GOAL: Reproduce exactly the lines starting at the line that contains "Clone this chart in Apache ECharts." and ending at the line that contains "const FONT = 'Open Sans';". Omit pictures.
__________
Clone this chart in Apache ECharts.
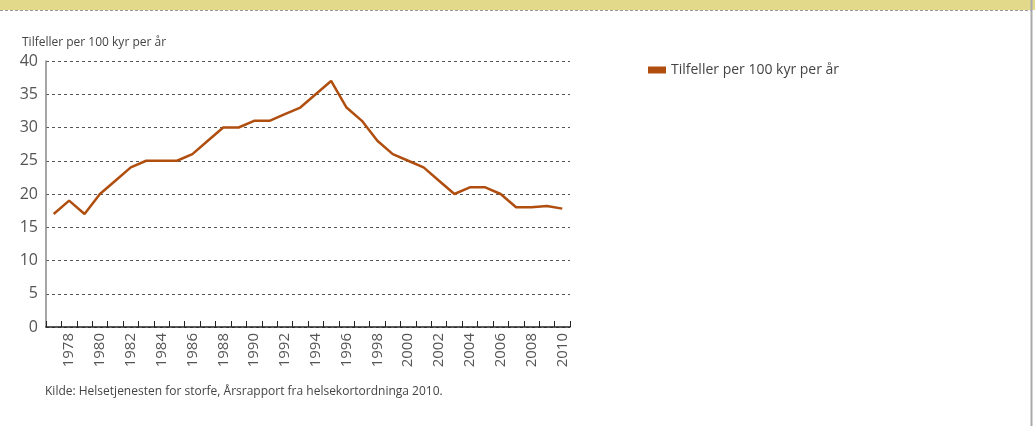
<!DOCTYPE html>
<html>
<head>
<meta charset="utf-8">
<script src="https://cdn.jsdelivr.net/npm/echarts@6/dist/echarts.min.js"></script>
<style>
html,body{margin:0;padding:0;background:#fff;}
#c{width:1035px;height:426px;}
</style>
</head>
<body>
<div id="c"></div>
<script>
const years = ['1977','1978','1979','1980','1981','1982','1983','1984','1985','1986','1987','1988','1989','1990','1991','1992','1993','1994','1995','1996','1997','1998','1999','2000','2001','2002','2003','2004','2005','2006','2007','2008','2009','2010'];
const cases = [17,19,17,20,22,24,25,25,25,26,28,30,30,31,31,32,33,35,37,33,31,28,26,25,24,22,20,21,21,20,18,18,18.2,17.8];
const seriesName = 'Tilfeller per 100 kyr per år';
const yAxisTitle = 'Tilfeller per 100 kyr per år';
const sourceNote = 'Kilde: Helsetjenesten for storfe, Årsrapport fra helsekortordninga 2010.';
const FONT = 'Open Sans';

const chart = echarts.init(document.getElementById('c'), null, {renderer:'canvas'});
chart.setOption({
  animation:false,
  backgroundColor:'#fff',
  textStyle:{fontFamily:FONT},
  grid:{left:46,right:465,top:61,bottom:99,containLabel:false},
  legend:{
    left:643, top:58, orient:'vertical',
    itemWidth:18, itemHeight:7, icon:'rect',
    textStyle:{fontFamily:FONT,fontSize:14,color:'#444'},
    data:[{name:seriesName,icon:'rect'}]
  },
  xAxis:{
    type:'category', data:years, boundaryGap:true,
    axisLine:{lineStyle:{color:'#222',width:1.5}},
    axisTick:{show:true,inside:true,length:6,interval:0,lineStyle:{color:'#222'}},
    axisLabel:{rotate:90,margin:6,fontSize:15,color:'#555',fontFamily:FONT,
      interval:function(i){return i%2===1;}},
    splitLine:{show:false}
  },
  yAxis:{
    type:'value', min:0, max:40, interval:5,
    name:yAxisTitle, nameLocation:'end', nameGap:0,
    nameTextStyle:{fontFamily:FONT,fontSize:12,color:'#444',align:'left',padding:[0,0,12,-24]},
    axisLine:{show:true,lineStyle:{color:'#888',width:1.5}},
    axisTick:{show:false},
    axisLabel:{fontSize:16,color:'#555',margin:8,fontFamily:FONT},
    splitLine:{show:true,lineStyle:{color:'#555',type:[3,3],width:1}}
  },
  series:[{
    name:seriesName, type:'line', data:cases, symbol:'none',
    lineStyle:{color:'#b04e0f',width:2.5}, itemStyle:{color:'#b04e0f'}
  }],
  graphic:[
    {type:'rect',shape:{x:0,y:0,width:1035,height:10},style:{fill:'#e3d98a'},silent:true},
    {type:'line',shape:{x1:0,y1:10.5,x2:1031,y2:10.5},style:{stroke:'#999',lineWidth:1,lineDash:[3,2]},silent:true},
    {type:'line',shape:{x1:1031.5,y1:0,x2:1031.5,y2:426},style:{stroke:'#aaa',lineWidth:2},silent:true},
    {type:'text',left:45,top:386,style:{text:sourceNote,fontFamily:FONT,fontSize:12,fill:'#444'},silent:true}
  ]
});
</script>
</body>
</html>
__________
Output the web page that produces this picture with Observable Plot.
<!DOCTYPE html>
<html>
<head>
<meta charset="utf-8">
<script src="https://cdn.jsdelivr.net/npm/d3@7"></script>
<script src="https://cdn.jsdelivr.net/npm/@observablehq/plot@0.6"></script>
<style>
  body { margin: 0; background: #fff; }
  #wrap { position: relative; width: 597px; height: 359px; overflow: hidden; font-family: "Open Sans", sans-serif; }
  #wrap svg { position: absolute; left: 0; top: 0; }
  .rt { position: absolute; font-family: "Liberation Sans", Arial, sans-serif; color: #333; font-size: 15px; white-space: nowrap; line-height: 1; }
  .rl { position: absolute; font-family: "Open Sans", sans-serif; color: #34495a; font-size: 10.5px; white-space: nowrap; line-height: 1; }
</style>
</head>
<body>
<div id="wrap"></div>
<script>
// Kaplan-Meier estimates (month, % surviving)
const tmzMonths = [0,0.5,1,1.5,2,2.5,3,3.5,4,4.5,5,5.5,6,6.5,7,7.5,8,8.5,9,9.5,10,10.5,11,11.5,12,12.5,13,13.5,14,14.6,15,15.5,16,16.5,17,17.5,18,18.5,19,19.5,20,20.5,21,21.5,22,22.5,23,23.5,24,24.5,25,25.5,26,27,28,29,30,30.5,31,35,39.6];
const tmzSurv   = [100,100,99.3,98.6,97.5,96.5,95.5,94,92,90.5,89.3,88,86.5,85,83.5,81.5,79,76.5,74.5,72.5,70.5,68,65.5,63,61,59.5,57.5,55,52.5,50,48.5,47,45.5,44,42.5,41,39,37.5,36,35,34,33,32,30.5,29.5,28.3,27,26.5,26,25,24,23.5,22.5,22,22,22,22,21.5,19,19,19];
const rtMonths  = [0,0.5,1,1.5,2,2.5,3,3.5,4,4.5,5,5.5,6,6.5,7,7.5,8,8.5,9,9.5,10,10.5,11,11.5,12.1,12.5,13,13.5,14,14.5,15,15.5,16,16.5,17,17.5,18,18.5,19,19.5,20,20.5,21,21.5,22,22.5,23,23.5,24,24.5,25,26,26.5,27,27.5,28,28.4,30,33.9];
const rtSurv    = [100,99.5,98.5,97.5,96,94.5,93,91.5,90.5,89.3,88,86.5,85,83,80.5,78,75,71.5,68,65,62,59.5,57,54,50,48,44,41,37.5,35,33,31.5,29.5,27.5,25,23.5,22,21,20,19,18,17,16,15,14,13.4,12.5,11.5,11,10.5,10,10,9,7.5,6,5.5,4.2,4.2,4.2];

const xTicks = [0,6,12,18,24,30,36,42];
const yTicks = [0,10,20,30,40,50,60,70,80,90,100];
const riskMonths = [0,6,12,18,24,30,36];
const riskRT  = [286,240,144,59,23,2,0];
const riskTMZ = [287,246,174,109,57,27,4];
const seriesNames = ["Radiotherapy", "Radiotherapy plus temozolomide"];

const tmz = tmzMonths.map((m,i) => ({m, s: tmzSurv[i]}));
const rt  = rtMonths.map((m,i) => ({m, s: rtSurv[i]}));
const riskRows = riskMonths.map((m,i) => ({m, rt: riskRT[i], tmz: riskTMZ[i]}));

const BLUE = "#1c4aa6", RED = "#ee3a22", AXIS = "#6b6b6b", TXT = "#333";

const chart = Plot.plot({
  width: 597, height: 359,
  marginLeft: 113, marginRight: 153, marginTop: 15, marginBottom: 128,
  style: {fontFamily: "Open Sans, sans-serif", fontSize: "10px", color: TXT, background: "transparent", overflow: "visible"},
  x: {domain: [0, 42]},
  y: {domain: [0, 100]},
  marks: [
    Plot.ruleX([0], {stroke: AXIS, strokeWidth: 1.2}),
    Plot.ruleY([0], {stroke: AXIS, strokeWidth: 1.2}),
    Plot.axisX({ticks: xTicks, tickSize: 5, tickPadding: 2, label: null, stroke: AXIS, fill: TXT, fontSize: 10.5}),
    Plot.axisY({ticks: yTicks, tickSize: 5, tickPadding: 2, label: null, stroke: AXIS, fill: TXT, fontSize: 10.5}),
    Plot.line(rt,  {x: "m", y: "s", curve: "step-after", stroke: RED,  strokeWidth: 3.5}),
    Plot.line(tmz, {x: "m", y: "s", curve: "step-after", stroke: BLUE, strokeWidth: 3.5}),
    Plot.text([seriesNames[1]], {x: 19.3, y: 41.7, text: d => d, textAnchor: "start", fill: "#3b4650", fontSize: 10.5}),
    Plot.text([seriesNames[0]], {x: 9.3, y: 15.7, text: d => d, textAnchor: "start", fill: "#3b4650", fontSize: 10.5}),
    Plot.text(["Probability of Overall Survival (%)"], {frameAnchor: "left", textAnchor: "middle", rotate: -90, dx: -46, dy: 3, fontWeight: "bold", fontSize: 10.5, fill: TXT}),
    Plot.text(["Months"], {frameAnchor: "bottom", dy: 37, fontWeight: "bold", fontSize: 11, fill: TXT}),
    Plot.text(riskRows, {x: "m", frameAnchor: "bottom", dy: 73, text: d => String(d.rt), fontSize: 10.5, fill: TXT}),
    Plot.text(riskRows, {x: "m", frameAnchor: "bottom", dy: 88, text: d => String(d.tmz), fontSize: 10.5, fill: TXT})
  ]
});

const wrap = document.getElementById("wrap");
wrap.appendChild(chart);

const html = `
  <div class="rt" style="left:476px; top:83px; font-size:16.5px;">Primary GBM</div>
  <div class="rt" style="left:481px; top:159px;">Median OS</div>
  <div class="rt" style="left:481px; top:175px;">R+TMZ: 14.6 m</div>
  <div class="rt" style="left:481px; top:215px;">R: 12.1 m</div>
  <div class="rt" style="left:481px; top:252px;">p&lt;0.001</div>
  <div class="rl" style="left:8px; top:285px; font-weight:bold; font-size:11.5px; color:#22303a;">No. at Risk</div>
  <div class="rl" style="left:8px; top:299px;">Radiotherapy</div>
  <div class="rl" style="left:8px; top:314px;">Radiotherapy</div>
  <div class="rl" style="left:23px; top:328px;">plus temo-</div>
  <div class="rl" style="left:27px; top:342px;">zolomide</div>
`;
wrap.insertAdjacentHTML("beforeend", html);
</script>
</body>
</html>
__________
EXERCISE OUTPUT:
Clone this chart in Apache ECharts.
<!DOCTYPE html>
<html>
<head>
<meta charset="utf-8">
<script src="https://cdn.jsdelivr.net/npm/echarts@6/dist/echarts.min.js"></script>
<style>
html,body{margin:0;padding:0;background:#fff;}
#c{width:1035px;height:426px;}
</style>
</head>
<body>
<div id="c"></div>
<script>
const years = ['1977','1978','1979','1980','1981','1982','1983','1984','1985','1986','1987','1988','1989','1990','1991','1992','1993','1994','1995','1996','1997','1998','1999','2000','2001','2002','2003','2004','2005','2006','2007','2008','2009','2010'];
const cases = [17,19,17,20,22,24,25,25,25,26,28,30,30,31,31,32,33,35,37,33,31,28,26,25,24,22,20,21,21,20,18,18,18.2,17.8];
const seriesName = 'Tilfeller per 100 kyr per år';
const yAxisTitle = 'Tilfeller per 100 kyr per år';
const sourceNote = 'Kilde: Helsetjenesten for storfe, Årsrapport fra helsekortordninga 2010.';
const FONT = 'Open Sans';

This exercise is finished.